Work to be completed:
Type out the data exactly as given. Skip any image.

** begin **

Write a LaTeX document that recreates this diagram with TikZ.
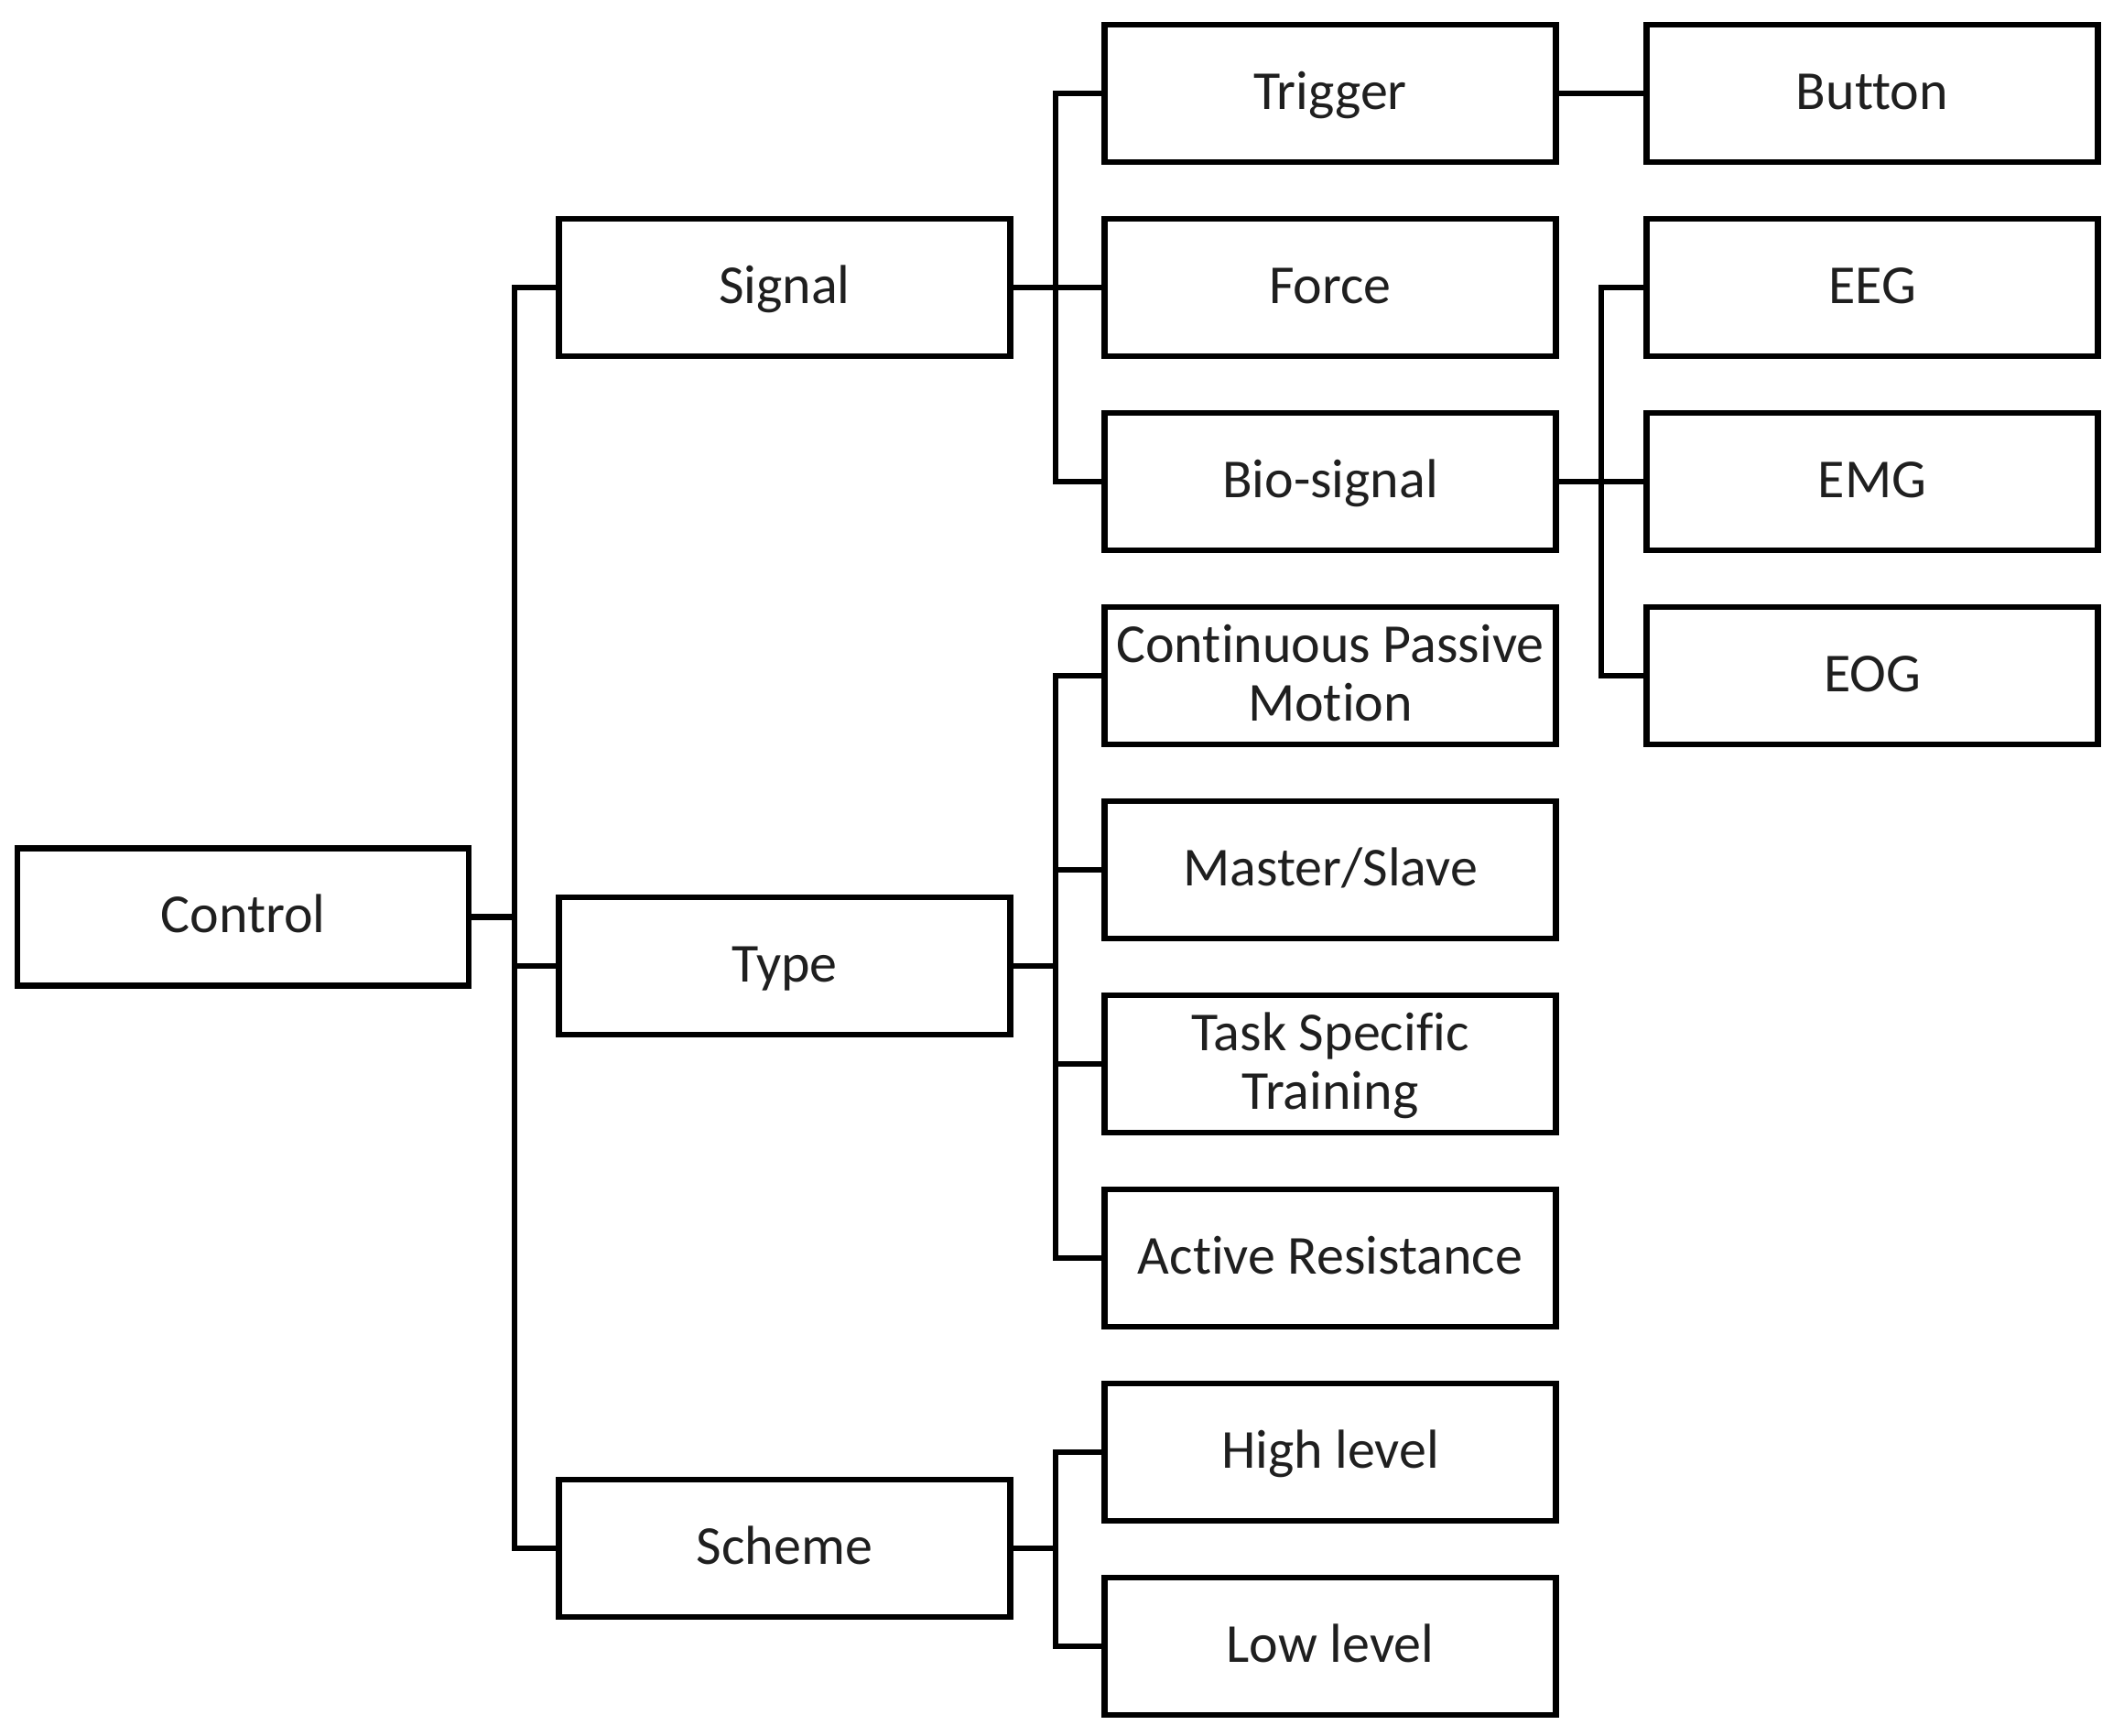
\documentclass[tikz,border=0pt]{standalone}
\usepackage{fontspec}
\setmainfont{Carlito}[Ligatures=CommonOff]
\newcommand\boxstrut{\rule[-7.4pt]{0pt}{32pt}}
\begin{document}
\begin{tikzpicture}[x=0.5pt,y=-0.5pt,
  box/.style={draw=black, line width=3.3pt, rectangle, inner sep=0pt,
    minimum width=246.5pt, minimum height=75pt, align=center,
    font=\fontsize{30pt}{32pt}\selectfont, text=black!88},
  one/.style={box, text height=24.6pt, text depth=7.4pt},
  link/.style={draw=black, line width=3.2pt}]
\useasboundingbox (0,0) rectangle (2320,1896);
% column 0
\node[one] (ctrl) at (265.5,1001.5) {Control};
% column 1
\node[one] (sig) at (857,314) {Signal};
\node[one] (typ) at (857,1055) {Type};
\node[one] (sch) at (857,1691) {Scheme};
% column 2
\node[one] (trg) at (1453,102) {Trigger};
\node[one] (frc) at (1453,314) {Force};
\node[one] (bio) at (1453,526) {Bio-signal};
\node[box] (cpm) at (1453,738) {\boxstrut Continuous Passive\\\boxstrut Motion};
\node[one] (ms) at (1453,950) {Master/Slave};
\node[box] (tst) at (1453,1162) {\boxstrut Task Specific\\\boxstrut Training};
\node[one] (ar) at (1453,1374) {Active Resistance};
\node[one] (hl) at (1453,1586) {High level};
\node[one] (ll) at (1453,1798) {Low level};
% column 3
\node[one] (btn) at (2045,102) {Button};
\node[one] (eeg) at (2045,314) {EEG};
\node[one] (emg) at (2045,526) {EMG};
\node[one] (eog) at (2045,738) {EOG};
% trunks
\coordinate (t0) at (562,0);
\coordinate (t1) at (1153,0);
\coordinate (t2) at (1749,0);
% level 0 -> 1
\draw[link] (ctrl.east) -- (ctrl.east -| t0);
\draw[link] (sig.west) -- (sig.west -| t0) -- (sch.west -| t0) -- (sch.west);
\draw[link] (typ.west) -- (typ.west -| t0);
% signal
\draw[link] (sig.east) -- (sig.east -| t1);
\draw[link] (trg.west) -- (trg.west -| t1) -- (bio.west -| t1) -- (bio.west);
\draw[link] (frc.west) -- (frc.west -| t1);
% type
\draw[link] (typ.east) -- (typ.east -| t1);
\draw[link] (cpm.west) -- (cpm.west -| t1) -- (ar.west -| t1) -- (ar.west);
\draw[link] (ms.west) -- (ms.west -| t1);
\draw[link] (tst.west) -- (tst.west -| t1);
% scheme
\draw[link] (sch.east) -- (sch.east -| t1);
\draw[link] (hl.west) -- (hl.west -| t1) -- (ll.west -| t1) -- (ll.west);
% trigger -> button
\draw[link] (trg.east) -- (btn.west);
% bio-signal
\draw[link] (bio.east) -- (bio.east -| t2);
\draw[link] (eeg.west) -- (eeg.west -| t2) -- (eog.west -| t2) -- (eog.west);
\draw[link] (emg.west) -- (emg.west -| t2);
\end{tikzpicture}
\end{document}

** end **

Right answer:
Write a LaTeX document that recreates this diagram with TikZ.
\documentclass[tikz,border=0pt]{standalone}
\usepackage{fontspec}
\setmainfont{Carlito}[Ligatures=CommonOff]
\newcommand\boxstrut{\rule[-7.4pt]{0pt}{32pt}}
\begin{document}
\begin{tikzpicture}[x=0.5pt,y=-0.5pt,
  box/.style={draw=black, line width=3.3pt, rectangle, inner sep=0pt,
    minimum width=246.5pt, minimum height=75pt, align=center,
    font=\fontsize{30pt}{32pt}\selectfont, text=black!88},
  one/.style={box, text height=24.6pt, text depth=7.4pt},
  link/.style={draw=black, line width=3.2pt}]
\useasboundingbox (0,0) rectangle (2320,1896);
% column 0
\node[one] (ctrl) at (265.5,1001.5) {Control};
% column 1
\node[one] (sig) at (857,314) {Signal};
\node[one] (typ) at (857,1055) {Type};
\node[one] (sch) at (857,1691) {Scheme};
% column 2
\node[one] (trg) at (1453,102) {Trigger};
\node[one] (frc) at (1453,314) {Force};
\node[one] (bio) at (1453,526) {Bio-signal};
\node[box] (cpm) at (1453,738) {\boxstrut Continuous Passive\\\boxstrut Motion};
\node[one] (ms) at (1453,950) {Master/Slave};
\node[box] (tst) at (1453,1162) {\boxstrut Task Specific\\\boxstrut Training};
\node[one] (ar) at (1453,1374) {Active Resistance};
\node[one] (hl) at (1453,1586) {High level};
\node[one] (ll) at (1453,1798) {Low level};
% column 3
\node[one] (btn) at (2045,102) {Button};
\node[one] (eeg) at (2045,314) {EEG};
\node[one] (emg) at (2045,526) {EMG};
\node[one] (eog) at (2045,738) {EOG};
% trunks
\coordinate (t0) at (562,0);
\coordinate (t1) at (1153,0);
\coordinate (t2) at (1749,0);
% level 0 -> 1
\draw[link] (ctrl.east) -- (ctrl.east -| t0);
\draw[link] (sig.west) -- (sig.west -| t0) -- (sch.west -| t0) -- (sch.west);
\draw[link] (typ.west) -- (typ.west -| t0);
% signal
\draw[link] (sig.east) -- (sig.east -| t1);
\draw[link] (trg.west) -- (trg.west -| t1) -- (bio.west -| t1) -- (bio.west);
\draw[link] (frc.west) -- (frc.west -| t1);
% type
\draw[link] (typ.east) -- (typ.east -| t1);
\draw[link] (cpm.west) -- (cpm.west -| t1) -- (ar.west -| t1) -- (ar.west);
\draw[link] (ms.west) -- (ms.west -| t1);
\draw[link] (tst.west) -- (tst.west -| t1);
% scheme
\draw[link] (sch.east) -- (sch.east -| t1);
\draw[link] (hl.west) -- (hl.west -| t1) -- (ll.west -| t1) -- (ll.west);
% trigger -> button
\draw[link] (trg.east) -- (btn.west);
% bio-signal
\draw[link] (bio.east) -- (bio.east -| t2);
\draw[link] (eeg.west) -- (eeg.west -| t2) -- (eog.west -| t2) -- (eog.west);
\draw[link] (emg.west) -- (emg.west -| t2);
\end{tikzpicture}
\end{document}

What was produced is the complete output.